9. Flying is prohibited during nighttime and in inclement weather. Visibility should be at least 4.8 kilometers.
10. It is not allowed to operate a drone from moving transport, excluding sea vessels and boats.
In addition to airports, there are other restricted zones. Typically, these are marked with signs featuring either a crossed-out drone or a written notice in English stating that drones are not allowed. In such places, security guards usually monitor compliance with the ban. If you attempt to take off, they will find you, stop the flight, and may suggest a resolution that ensures you won't attempt to take off again. For example, when visiting a botanical garden where flights are prohibited, a drone pilot was strongly urged to leave the device with the guard until their tour of the botanical garden was complete.

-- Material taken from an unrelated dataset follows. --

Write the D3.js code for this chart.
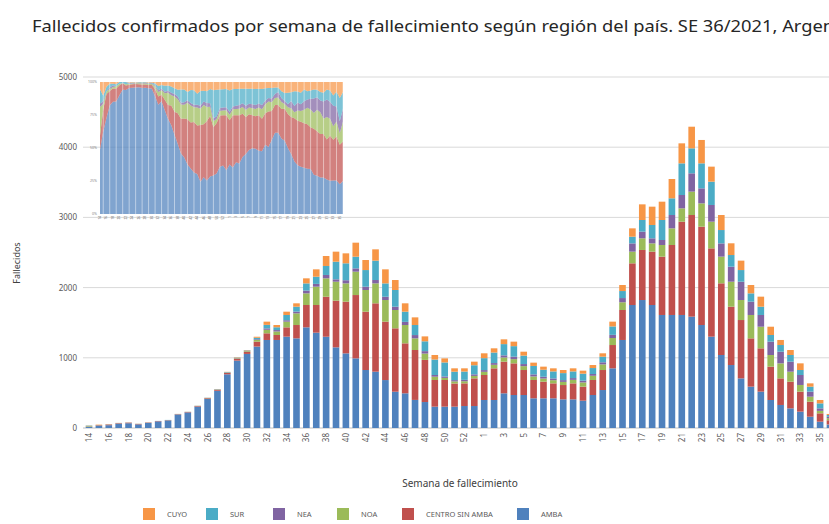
<!DOCTYPE html>
<html>
<head>
<meta charset="utf-8">
<script src="https://cdn.jsdelivr.net/npm/d3@7"></script>
<style>
  body { margin: 0; background: #fff; }
  svg { font-family: "Noto Sans", "Open Sans", sans-serif; display: block; }
</style>
</head>
<body>
<div id="chart"></div>
<script>
// semanas epidemiologicas: 2020 SE14-53, 2021 SE1-36
var weeks2020 = [14,15,16,17,18,19,20,21,22,23,24,25,26,27,28,29,30,31,32,33,34,35,36,37,38,39,40,41,42,43,44,45,46,47,48,49,50,51,52,53];
var weeks2021 = [1,2,3,4,5,6,7,8,9,10,11,12,13,14,15,16,17,18,19,20,21,22,23,24,25,26,27,28,29,30,31,32,33,34,35,36];

var amba = [18,30,40,60,68,52,72,95,108,192, 222,305,415,530,765,960,1055,1160,1254,1254,
  1301,1277,1434,1358,1300,1149,1063,992,826,802, 683,517,494,400,370,304,304,304,313,313,
  399,399,494,470,470,423,423,423,408,408, 389,470,541,850,1254,1752,1823,1752,1610,1610,
  1610,1586,1467,1301,1040,897,707,589,518,399, 328,280,233,161,90,50];
var centro = [4,8,10,8,8,6,6,5,4,5, 6,8,10,15,20,25,30,70,95,71,
  133,190,318,394,570,665,737,902,831,974, 832,903,712,711,600,380,380,330,323,394,
  356,451,451,451,356,261,237,213,204,228, 200,214,285,332,427,594,713,760,831,997,
  1329,1448,1401,1258,1021,831,831,688,617,475, 379,380,285,214,119,60];
var noa = [8,2,1,1,1,1,1,0,1,1, 1,2,3,4,6,8,10,25,50,50,
  81,166,166,261,262,270,260,333,309,284, 308,261,261,166,90,47,30,30,30,35,
  45,50,60,60,55,50,45,45,45,50, 60,60,80,100,110,166,166,118,166,237,
  190,333,332,380,380,356,285,333,308,166, 214,142,95,71,35,30];
var nea = [1,1,0,1,1,0,0,0,0,1, 1,1,1,2,3,4,5,10,20,20,
  20,25,40,40,48,34,45,47,47,48, 47,47,45,47,35,24,20,18,20,22,
  25,25,30,35,30,30,25,25,25,25, 25,25,30,45,60,118,95,72,71,190,
  190,261,214,238,189,214,261,190,167,190, 166,143,142,72,36,20];
var sur = [4,2,2,2,1,1,1,1,2,1, 1,1,2,3,4,5,6,20,50,40,
  75,70,102,102,128,251,241,166,237,276, 190,238,145,143,140,220,200,120,118,130,
  170,150,160,150,120,120,100,100,100,95, 100,85,80,120,100,95,166,190,285,238,
  451,356,356,332,190,166,166,118,118,95, 95,95,71,71,71,25];
var cuyo = [2,5,2,1,1,1,0,0,0,1, 1,1,1,1,2,5,5,15,46,32,
  47,48,72,105,142,143,142,200,143,161, 200,142,119,109,70,65,58,48,46,51,
  69,60,68,64,56,47,44,44,44,44, 43,43,48,68,86,119,223,261,261,275,
  285,308,333,214,214,167,134,119,143,118, 72,71,95,47,48,15];

var regions = ['AMBA', 'CENTRO SIN AMBA', 'NOA', 'NEA', 'SUR', 'CUYO'];
var colors = ['#4f81bd', '#c0504d', '#9bbb59', '#8064a2', '#4bacc6', '#f79646'];
var legendOrder = ['CUYO', 'SUR', 'NEA', 'NOA', 'CENTRO SIN AMBA', 'AMBA'];
var yTicks = [0, 1000, 2000, 3000, 4000, 5000];

var width = 829, height = 524;

var rows = [];
weeks2020.forEach(function(w) { rows.push({key: '2020-' + w, week: w}); });
weeks2021.forEach(function(w) { rows.push({key: '2021-' + w, week: w}); });
var seriesValues = [amba, centro, noa, nea, sur, cuyo];
rows.forEach(function(r, i) {
  regions.forEach(function(name, j) { r[name] = seriesValues[j][i]; });
});

var color = d3.scaleOrdinal().domain(regions).range(colors);

var svg = d3.select('#chart').append('svg')
    .attr('width', width)
    .attr('height', height);

svg.append('text')
    .attr('x', 32).attr('y', 32)
    .attr('font-size', 15.5)
    .attr('fill', '#262626')
    .attr('textLength', 840)
    .attr('lengthAdjust', 'spacingAndGlyphs')
    .text('Fallecidos confirmados por semana de fallecimiento según región del país. SE 36/2021, Argentina.');

var x = d3.scaleBand()
    .domain(rows.map(function(d) { return d.key; }))
    .range([82.4, 836.6])
    .paddingInner(0.33)
    .paddingOuter(0.335);

var y = d3.scaleLinear().domain([0, 5000]).range([428, 77]);

// grid
svg.append('g').selectAll('line')
    .data(yTicks)
    .join('line')
    .attr('x1', 83).attr('x2', width)
    .attr('y1', function(d) { return y(d); })
    .attr('y2', function(d) { return y(d); })
    .attr('stroke', function(d) { return d === 0 ? '#bfbfbf' : '#d9d9d9'; })
    .attr('stroke-width', 1);

svg.append('g').selectAll('text')
    .data(yTicks)
    .join('text')
    .attr('x', 77)
    .attr('y', function(d) { return y(d) + 3; })
    .attr('text-anchor', 'end')
    .attr('font-size', 8)
    .attr('fill', '#595959')
    .text(function(d) { return d; });

var stack = d3.stack().keys(regions);
var layers = stack(rows);

svg.append('g').selectAll('g')
    .data(layers)
    .join('g')
    .attr('fill', function(d) { return color(d.key); })
    .selectAll('rect')
    .data(function(d) { return d; })
    .join('rect')
    .attr('x', function(d) { return x(d.data.key); })
    .attr('width', x.bandwidth())
    .attr('y', function(d) { return y(d[1]); })
    .attr('height', function(d) { return y(d[0]) - y(d[1]); });

// x labels every other week
svg.append('g').selectAll('text')
    .data(rows.filter(function(d, i) { return i % 2 === 0; }))
    .join('text')
    .attr('transform', function(d) {
      return 'translate(' + (x(d.key) + x.bandwidth() / 2 + 3) + ',433) rotate(-90)';
    })
    .attr('text-anchor', 'end')
    .attr('font-size', 8)
    .attr('fill', '#595959')
    .text(function(d) { return d.week; });

svg.append('text')
    .attr('transform', 'translate(20,263) rotate(-90)')
    .attr('text-anchor', 'middle')
    .attr('font-size', 9)
    .attr('fill', '#404040')
    .text('Fallecidos');

svg.append('text')
    .attr('x', 460).attr('y', 487)
    .attr('text-anchor', 'middle')
    .attr('font-size', 10)
    .attr('fill', '#404040')
    .text('Semana de fallecimiento');

// legend
var legendX = {'CUYO': 143, 'SUR': 206, 'NEA': 273, 'NOA': 337, 'CENTRO SIN AMBA': 402, 'AMBA': 517};
var legend = svg.append('g').selectAll('g')
    .data(legendOrder)
    .join('g')
    .attr('transform', function(d) { return 'translate(' + legendX[d] + ',508)'; });
legend.append('rect')
    .attr('width', 12).attr('height', 12)
    .attr('fill', function(d) { return color(d); });
legend.append('text')
    .attr('x', 24).attr('y', 9)
    .attr('font-size', 7.5)
    .attr('fill', '#595959')
    .text(function(d) { return d; });

// inset: proportion by region (100% stacked area)
var ix = d3.scalePoint()
    .domain(rows.map(function(d) { return d.key; }))
    .range([100, 343]);
var iy = d3.scaleLinear().domain([0, 1]).range([214, 82]);

var inset = svg.append('g');
var expanded = d3.stack().keys(regions).offset(d3.stackOffsetExpand)(rows);
var area = d3.area()
    .x(function(d) { return ix(d.data.key); })
    .y0(function(d) { return iy(d[0]); })
    .y1(function(d) { return iy(d[1]); });

inset.selectAll('path')
    .data(expanded)
    .join('path')
    .attr('d', area)
    .attr('fill', function(d) { return color(d.key); })
    .attr('fill-opacity', 0.72);

inset.append('g').selectAll('line')
    .data(rows.filter(function(d, i) { return i % 2 === 1; }))
    .join('line')
    .attr('x1', function(d) { return ix(d.key); })
    .attr('x2', function(d) { return ix(d.key); })
    .attr('y1', 82).attr('y2', 214)
    .attr('stroke', '#fff')
    .attr('stroke-opacity', 0.6)
    .attr('stroke-width', 0.8);

inset.append('g').selectAll('text')
    .data([0, 0.25, 0.5, 0.75, 1])
    .join('text')
    .attr('x', 97)
    .attr('y', function(d) { return iy(d) + 1.2; })
    .attr('text-anchor', 'end')
    .attr('font-size', 3.5)
    .attr('fill', '#7f7f7f')
    .text(function(d) { return Math.round(d * 100) + '%'; });

inset.append('g').selectAll('text')
    .data(rows.filter(function(d, i) { return i % 2 === 0; }))
    .join('text')
    .attr('transform', function(d) { return 'translate(' + (ix(d.key) + 1) + ',216) rotate(-90)'; })
    .attr('text-anchor', 'end')
    .attr('font-size', 3)
    .attr('fill', '#595959')
    .text(function(d) { return d.week; });
</script>
</body>
</html>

Legislation differentiates between flight rules for commercial drone pilots and those who fly or shoot footage for personal use.
For recreational flights
To the rules listed above, the following are added:
- The drone must weigh less than two kilograms.
- You must be over 18 years old.
- Flying under the influence of alcohol or substances is prohibited.
- The maximum speed should not exceed 161 km/h.
- If you want to fly faster, farther, or higher than the rules allow, you need to obtain permission from the Director-General of Civil Aviation (DGCA), which takes two weeks to process.
For commercial flights
Adherence to all the rules mentioned above, plus insurance and permission from the Director-General of Civil Aviation (DGCA) are required.
What are the possible penalties for violating the rules?
The maximum penalty is five million rupiahs and up to three years in prison. Of course, the court will assess the severity of your offense. It is unlikely that you will be sentenced to three years for flying in a botanical garden. The punishment will also depend on whether you intentionally violated the rules and whether there was a commercial aspect to your offense.